Yargıtay Kararı 19. Hukuk Dairesi 2008/5169 E. 2009/486 K. 29.01.2009 T.

YARGITAY KARARI
DAİRE : 19. Hukuk Dairesi
ESAS NO : 2008/5169
KARAR NO : 2009/486
KARAR TARİHİ : 29.01.2009

Mahkemesi :Asliye Hukuk Mahkemesi
Tarih :

Taraflar arasındaki ipoteğin terkini davasının yapılan yargılaması sonunda ilamda yazılı nedenlerden dolayı davanın reddine yönelik olarak verilen hükmün süresi içinde davacı vekilince temyiz edilmesi üzerine dosya incelendi, gereği konuşulup düşünüldü.

– K A R A R –
Davacı vekili, müvekkilinin eşi …’ ın maliki olduğu, aile konutu olarak kullandıkları mesken niteliğindeki taşınmazı dava dışı 3. kişinin davalı bankadan çektiği krediye teminat olması için davacıdan habersiz olarak davalı banka lehine 27/03/2006 tarihinde tapuda ipotek akdi ile ipotek ettirip, kefil olduğunu, bu durumdan davalı bankanın keşide ettiği ihtarname ile haberdar olunduğunu, anılan taşınmazın aile konutu olduğu hususu açık iken ipotek tesisi ve davacının muvafakatı alınmadan kötüniyetli hareket edildiğini, asıl borçlu krediyi ödemediğinden icra takiplerine başlandığını belirterek, ipotek işleminin terkinine, taşınmaz kaydına aile konutu şerhi konulmasına karar verilmesini talep ve dava etmiştir.
Davalı …, aleyhine açılan davaya bir diyeceği olmadığını beyan etmiştir.
Davalı banka vekili, aktif husumet itirazında bulunduğu gibi, dava dışı kredi borçlusu … …’nun bankadan kredi kullandığını, imzaladığı genel kredi sözleşmelerine istinaden borçlu olduğunu, bu kredinin teminatını teşkil etmek üzere davalı …’ ın maliki bulunduğu taşınmaz üzerine ipotek tesis edildiğini, ayrıca bu davalının sözleşmenin kefili de olduğunu, kredi borcunun ödenmemesi üzerine yasal takibe başlandığını, taşınmaz malikinin tasarruf ehliyetine sahip olup, tesis edilen ipoteğin usulüne uygun olduğunu, taşınmazın tapu kütüğünde aile konutu şerhi bulunmadığı, bankanın konutun aile konutu olduğunu bilmesinin de mümkün olmadığını, iyiniyetle hareket ettiğini bildirerek davanın reddi gerektiğini savunmuştur.

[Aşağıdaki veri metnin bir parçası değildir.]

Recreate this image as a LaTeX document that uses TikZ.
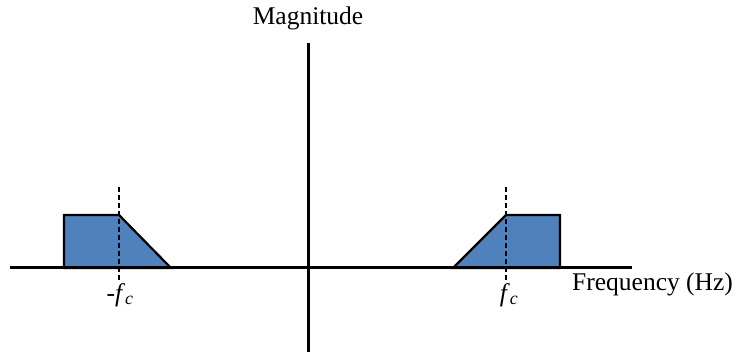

Mahkemece, toplanan delillere göre davacının eşi olan …’ ın, … …’nun … Bankasından aldığı krediye karşılık ailesi ile oturduğu evi ipotek ettirdiği, kredi borcunun ödenmemesi nedeniyle davalı bankanın kredi borçlusu aleyhine icra takibi başlattığı gibi ipoteğin paraya çevrilmesi içinde takip yaptığı, davacı tanıklarının bu evin aile konutu olarak kullanıldığını beyan ettikleri, ancak tapu kütüğünde aile konutu şerhinin bulunmadığı, davalı bankanın buranın aile konutu olup olmadığı hususunu araştırma yükümü bulunmadığı, bu nedenle iyiniyetli olmadığından bahsedilemeyeceği, aile konutunun tapuya şerh verilmemiş olsa dahi her türlü delille ispat edileceği yasa yorumundan anlaşılıyor ise de, bunun ancak kötüniyetli eşin tasarrufları karşısında değerlendirilmesi gerektiği, dava konusu olayda böyle bir husus bulunmadığı, diğer davalı …’ ın 3. kişinin kredi borcuna belki de krediye ödeyeceğine itimat ederek kendi iradesiyle evini ipotek ettirdiği, kredinin ödenmemesi neticesinde de borçtan ipotekten dolayı sorumlu olduğu, bu suretle davacının davasının hukuki dayanağı olmadığı gerekçesiyle ispat edilemeyen davanın reddine karar verilmiş, hüküm davacı vekilince temyiz edilmiştir.
Dosyadaki yazılara kararın dayandığı delillerle gerektirici sebeplere, delillerin takdirinde bir isabetsizlik bulunmamasına göre, davacı vekilinin yerinde görülmeyen bütün temyiz itirazlarının reddiyle usul ve kanuna uygun bulunan hükmün ONANMASINA, aşağıda yazılı onama harcının temyiz edenden alınmasına, 29.01.2009 gününde oybirliğiyle karar verildi.